Q: Can you be reincarnated if you donate organs or get cremated? Or does the physical body not come into it at all–is it just our soul and spiritual self?
Human beings are made of many layers. When we die we leave both the physical body and an energy body behind–which is why the hair and fingernails of dead people continue to grow for a while.
If things go as they should, we leave those lesser bodies behind without a thought and go on with our higher bodies (which contain both the memories and conditionings of our previous lives) to another existence in the higher worlds, after which we again reincarnate, taking on new energy and material bodies.
The situation of the bodies we leave behind does not at all affect us. Occasionally there are exceptions but they are very rare.
Regarding reincarnation, we share this excerpt from an article which we posted almost nine years ago, Proofs of Reincarnation:
“The following information is taken from Peter Ramster’s very important book, In Search of Lives Past (1990) and from a speech he gave to the Australian Hypnotherapists ninth National Convention at the Sydney Sheraton Wentworth Hotel on the 27th March, 1994 and from the films he made on reincarnation (link to his film on Youtube).

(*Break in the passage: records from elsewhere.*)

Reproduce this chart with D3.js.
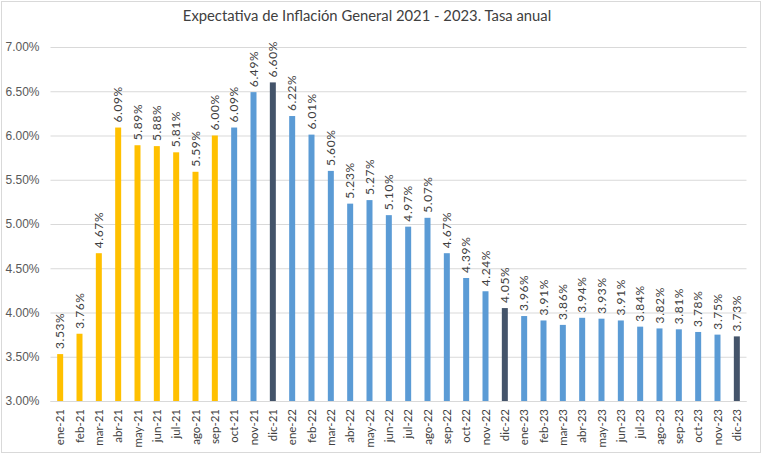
<!DOCTYPE html>
<html><head><meta charset="utf-8">
<script src="https://cdn.jsdelivr.net/npm/d3@7"></script>
<style>body{margin:0;background:#fff;}svg{display:block;font-family:Lato,"Open Sans",sans-serif;}</style>
</head><body><svg id="c" width="763" height="455"></svg>
<script>
const categories = ["ene-21","feb-21","mar-21","abr-21","may-21","jun-21","jul-21","ago-21","sep-21","oct-21","nov-21","dic-21",
"ene-22","feb-22","mar-22","abr-22","may-22","jun-22","jul-22","ago-22","sep-22","oct-22","nov-22","dic-22",
"ene-23","feb-23","mar-23","abr-23","may-23","jun-23","jul-23","ago-23","sep-23","oct-23","nov-23","dic-23"];
const values = [3.53,3.76,4.67,6.09,5.89,5.88,5.81,5.59,6.00,6.09,6.49,6.60,
6.22,6.01,5.60,5.23,5.27,5.10,4.97,5.07,4.67,4.39,4.24,4.05,
3.96,3.91,3.86,3.94,3.93,3.91,3.84,3.82,3.81,3.78,3.75,3.73];
const groups = ["a","a","a","a","a","a","a","a","a","b","b","c",
"b","b","b","b","b","b","b","b","b","b","b","c",
"b","b","b","b","b","b","b","b","b","b","b","c"];
const yTicks = [3.0,3.5,4.0,4.5,5.0,5.5,6.0,6.5,7.0];
const colors = {a:"#FFC000", b:"#5B9BD5", c:"#44546A"};
const title = "Expectativa de Inflación General 2021 - 2023. Tasa anual";

const svg = d3.select("#c");
svg.append("rect").attr("x",1.5).attr("y",1.5).attr("width",759).attr("height",451)
  .attr("fill","#fff").attr("stroke","#d9d9d9");

const x = d3.scaleBand().domain(categories).range([50.5, 746.5]).paddingInner(0.69).paddingOuter(0.345);
const y = d3.scaleLinear().domain([3,7]).range([401, 47]);

svg.append("text").attr("x",367).attr("y",21).attr("text-anchor","middle")
  .attr("font-size",14.8).attr("fill","#404040").text(title);

const yAxis = svg.append("g").attr("transform","translate(50.5,0)")
  .call(d3.axisLeft(y).tickValues(yTicks).tickSize(-696).tickFormat(d=>d.toFixed(2)+"%"));
yAxis.select(".domain").remove();
yAxis.selectAll("line").attr("stroke","#d9d9d9");
yAxis.selectAll("text").attr("font-size",12).attr("fill","#595959").attr("x",-11).style("font-family","inherit");

svg.append("line").attr("x1",50.5).attr("x2",746.5).attr("y1",y(3)+0.5).attr("y2",y(3)+0.5).attr("stroke","#d9d9d9");

svg.selectAll("rect.bar").data(values).enter().append("rect").attr("class","bar")
  .attr("x",(d,i)=>x(categories[i])).attr("width",x.bandwidth())
  .attr("y",d=>y(d)).attr("height",d=>y(3)-y(d))
  .attr("fill",(d,i)=>colors[groups[i]]);

svg.selectAll("text.val").data(values).enter().append("text").attr("class","val")
  .attr("transform",(d,i)=>`translate(${x(categories[i])+x.bandwidth()/2+4},${y(d)-5}) rotate(-90)`)
  .attr("font-size",12).attr("letter-spacing",0.6).attr("fill","#404040").text(d=>d.toFixed(2)+"%");

svg.selectAll("text.cat").data(categories).enter().append("text").attr("class","cat")
  .attr("transform",(d)=>`translate(${x(d)+x.bandwidth()/2+4},${y(3)+8}) rotate(-90)`)
  .attr("text-anchor","end").attr("font-size",11.5).attr("fill","#404040").text(d=>d);
</script></body></html>
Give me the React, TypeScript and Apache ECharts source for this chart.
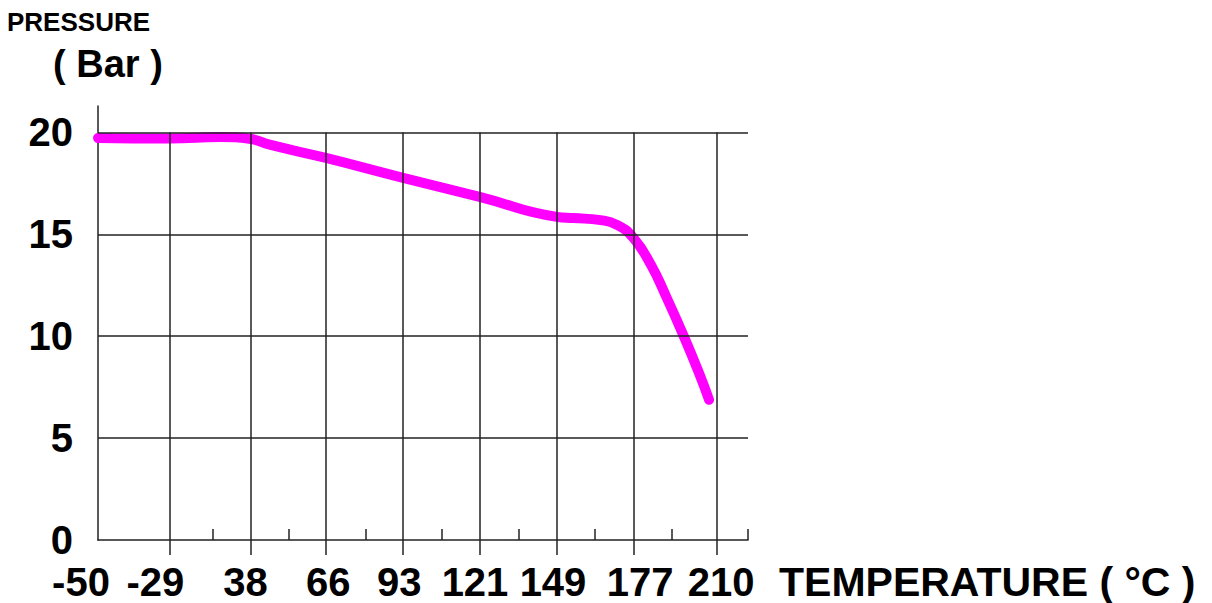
import React, { useEffect, useRef } from 'react';
import * as echarts from 'echarts';

// ---- data ----
const tempLabels = ['-50', '-29', '38', '66', '93', '121', '149', '177', '210'];
const tempTicks = [-50, -29, 38, 66, 93, 121, 149, 177, 210];
const pressureTicks = [0, 5, 10, 15, 20];
const curveTemps = [-50, -29, 13, 38, 45, 66, 93, 121, 149, 155, 165, 171, 177, 184, 190, 197, 203, 207];
const curvePressure = [19.73, 19.7, 19.78, 19.68, 19.4, 18.75, 17.77, 16.84, 15.86, 15.8, 15.7, 15.47, 14.83, 13.5, 11.95, 10.0, 8.2, 6.88];

// ---- layout of the (non-linear) temperature axis, in axis slots ----
const tickSlot = [0, 0.936, 2, 2.98, 3.99, 4.99, 6, 7, 8.09];
const labelSlot = [0, 0.75, 1.93, 3.01, 3.94, 4.93, 5.95, 7.09, 8.15];
const minorSlot = [1.5, 2.5, 3.5, 4.5, 5.5, 6.5, 7.5, 8.5];
const X_MAX = 8.5;
const Y_MAX = 21.3;
const GRID_TOP_VALUE = 20;

const FONT = "Arial, 'Liberation Sans', Helvetica, sans-serif";
const INK = '#222';

function slotOf(t: number): number {
  for (let i = 0; i < tempTicks.length - 1; i++) {
    if (t <= tempTicks[i + 1]) {
      const f = (t - tempTicks[i]) / (tempTicks[i + 1] - tempTicks[i]);
      return tickSlot[i] + f * (tickSlot[i + 1] - tickSlot[i]);
    }
  }
  const n = tempTicks.length - 1;
  return tickSlot[n] + ((t - tempTicks[n]) / (tempTicks[n] - tempTicks[n - 1])) * (tickSlot[n] - tickSlot[n - 1]);
}

export default function App() {
  const ref = useRef<HTMLDivElement>(null);

  useEffect(() => {
    if (!ref.current) return;
    const chart = echarts.init(ref.current, undefined, { renderer: 'svg' });

    const curve = curveTemps.map((t, i) => [slotOf(t), curvePressure[i]]);

    const gridLines: any[] = [];
    pressureTicks.slice(1).forEach((p) => gridLines.push({ yAxis: p }));
    tickSlot.slice(1).forEach((s) =>
      gridLines.push([{ coord: [s, 0] }, { coord: [s, GRID_TOP_VALUE] }])
    );

    chart.setOption({
      animation: false,
      backgroundColor: '#fff',
      title: [
        {
          text: 'PRESSURE',
          left: 7,
          top: 9,
          padding: 0,
          textStyle: { fontFamily: FONT, fontSize: 26, fontWeight: 'bold', color: '#000' },
        },
        {
          text: '( Bar )',
          left: 53,
          top: 45,
          padding: 0,
          textStyle: { fontFamily: FONT, fontSize: 38, fontWeight: 'bold', color: '#000' },
        },
      ],
      grid: { left: 98, right: 464, top: 106, bottom: 63, containLabel: false },
      xAxis: [
        {
          type: 'value',
          min: 0,
          max: X_MAX,
          name: 'TEMPERATURE ( °C )',
          nameLocation: 'end',
          nameGap: 31,
          nameTextStyle: {
            fontFamily: FONT,
            fontSize: 41,
            fontWeight: 'bold',
            color: '#000',
            verticalAlign: 'top',
            align: 'left',
            padding: [21, 0, 0, 0],
          },
          axisLine: { show: true, lineStyle: { color: INK, width: 1.5 } },
          axisTick: {
            show: true,
            inside: false,
            length: 15,
            customValues: tickSlot.slice(1),
            lineStyle: { color: INK, width: 1.5 },
          },
          axisLabel: {
            show: true,
            customValues: labelSlot,
            margin: 22,
            fontFamily: FONT,
            fontSize: 40,
            fontWeight: 'bold',
            color: '#000',
            formatter: (v: number) => {
              const i = labelSlot.findIndex((s) => Math.abs(s - v) < 1e-6);
              if (i < 0) return '';
              return i === 0 ? `{first|${tempLabels[i]}}` : tempLabels[i];
            },
            rich: {
              first: {
                fontFamily: FONT,
                fontSize: 40,
                fontWeight: 'bold',
                color: '#000',
                padding: [0, 34, 0, 0],
              },
            },
          },
          splitLine: { show: false },
        },
        {
          type: 'value',
          min: 0,
          max: X_MAX,
          position: 'bottom',
          axisLine: { show: false },
          axisTick: {
            show: true,
            inside: true,
            length: 11,
            customValues: minorSlot,
            lineStyle: { color: INK, width: 1.5 },
          },
          axisLabel: { show: false },
          splitLine: { show: false },
        },
      ],
      yAxis: {
        type: 'value',
        min: 0,
        max: Y_MAX,
        axisLine: { show: true, lineStyle: { color: INK, width: 1.5 } },
        axisTick: { show: false, customValues: pressureTicks },
        axisLabel: {
          customValues: pressureTicks,
          margin: 25,
          fontFamily: FONT,
          fontSize: 40,
          fontWeight: 'bold',
          color: '#000',
        },
        splitLine: { show: false },
      },
      series: [
        {
          type: 'line',
          xAxisIndex: 0,
          yAxisIndex: 0,
          data: curve,
          smooth: 0.5,
          symbol: 'none',
          clip: true,
          lineStyle: { color: '#ff00ff', width: 10, cap: 'round', join: 'round' },
          emphasis: { disabled: true },
          markLine: {
            silent: true,
            symbol: 'none',
            z: 5,
            label: { show: false },
            emphasis: { disabled: true },
            lineStyle: { color: INK, width: 1.5, type: 'solid' },
            data: gridLines,
          },
        },
      ],
    });

    return () => chart.dispose();
  }, []);

  return (
    <div
      ref={ref}
      style={{ position: 'fixed', left: 0, top: 0, width: 1212, height: 603, background: '#fff' }}
    />
  );
}
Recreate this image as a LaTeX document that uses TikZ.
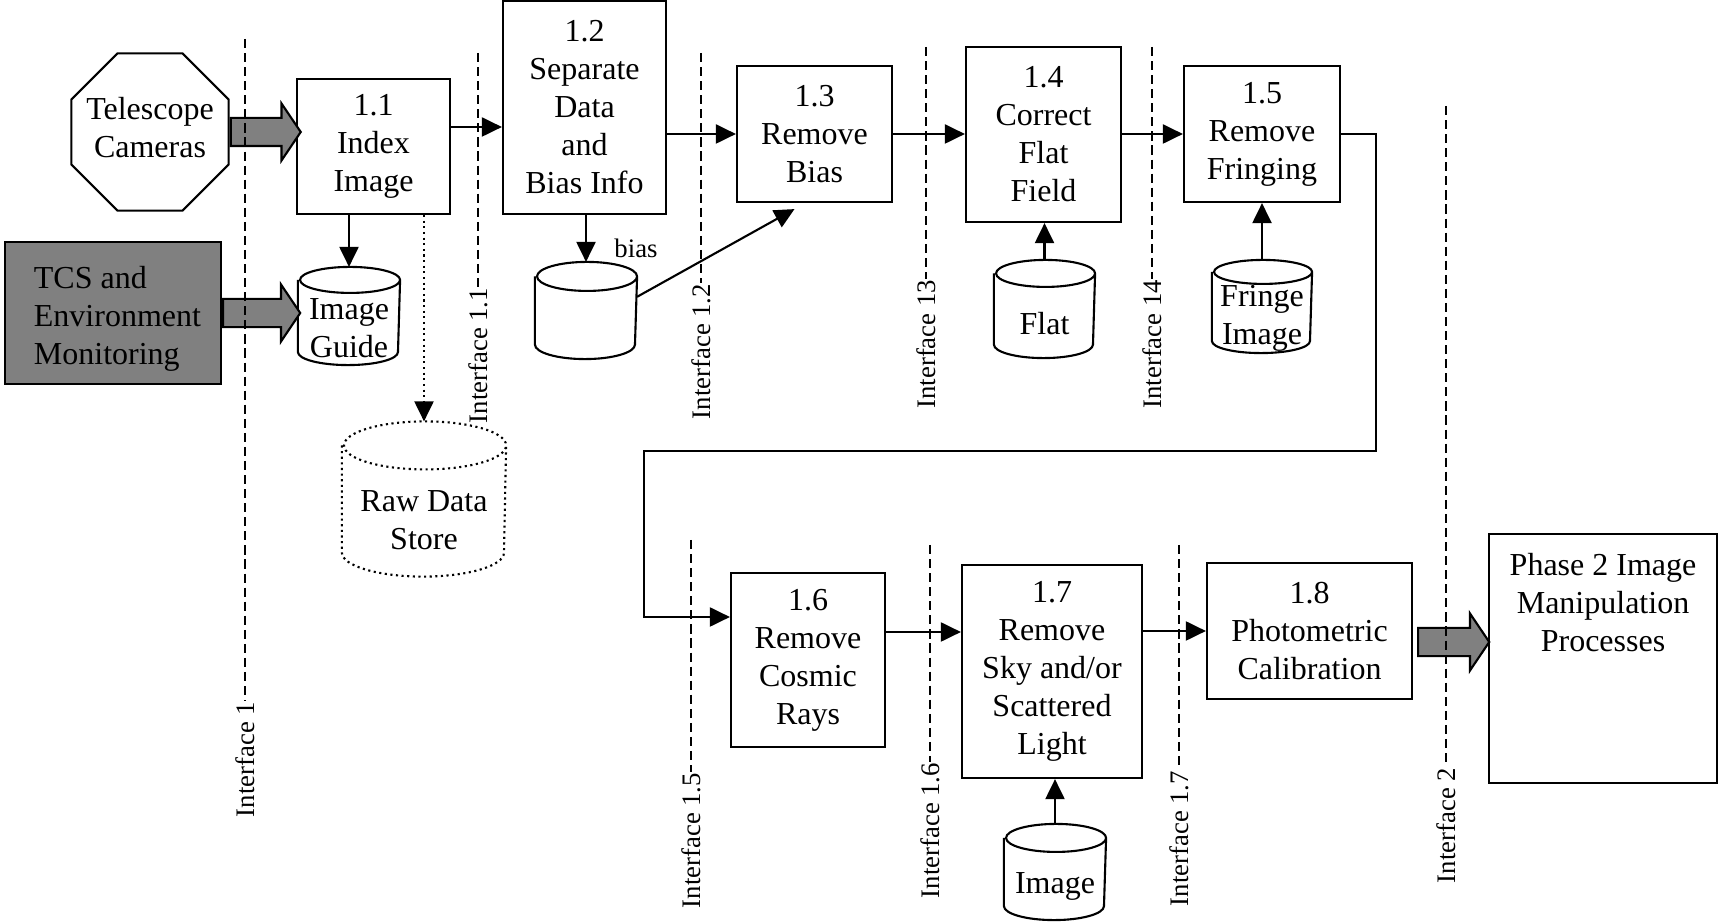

In 1983 he produced a stunning television documentary in which four women from Sydney, who had never been out of Australia, gave details under hypnosis of their past lives. Then, accompanied by television cameras and independent witnesses, they were taken to the other side of the world.
One of the subjects involved was Gwen MacDonald, a staunch skeptic before her regression. She remembered a life in Somerset between 1765-82. Many facts about her life in Somerset which would be impossible to get out of a book were confirmed in front of witnesses when she was taken there:
- when taken blindfolded to the area in Somerset she knew her way around perfectly although she had never been out of Australia
- she was able to correctly point out in three directions the location of villages she had known
- she was able to direct the film crew as to the best ways to go far better than the maps
- she knew the location of a waterfall and the place where stepping stones had been. The locals confirmed that the stepping stones had been removed about 40 years before
- she pointed out an intersection where she claimed that there had been five houses. Enquiries proved that this was correct and that the houses had been torn down 30 years before and that one of the houses had been a ‘cider house’ as she claimed
- she knew correctly names of villages as they were 200 years ago even though on modern maps they do not exist or their names have been changed
- the people she claimed that she knew were found to have existed–one was listed in the records of the regiment she claimed he belonged to
- she knew in detail of local legends which were confirmed by Somerset historians
- she used correctly obscure obsolete west country words no longer in use, no longer even in dictionaries, words like ‘tallet’ meaning a loft
- she knew that the local people called Glastonbury Abbey ‘St Michaels’—a fact that was only proved by reading an obscure 200 year old history book not available in Australia
- she was able to correctly describe the way a group of Druids filed up Glastonbury Hill in a spiral for their spring ritual, a fact unknown to most university historians
- she knew that there were two pyramids in the grounds of Glastonbury Abbey which have long since disappeared
- she correctly described in Sydney carvings that were found in an obscure old house 20 feet from a stream, in the middle of five houses about one and a half miles from Glastonbury Abbey
- she had been able to draw in detail in Sydney the interior of her Glastonbury house which was found to be totally correct
- she described an inn that was on the way to the house. It was found to be there
- she was able to lead the team direct to the house which is now a chicken shed. No-one knew what was on the floor until it was cleaned. However on the floor they found the stone that she had drawn in Sydney
- the locals would come in every night to quiz her on local history–she knew the answers to all the questions they were asking such as the local problem which was a big bog—cattle were being lost there.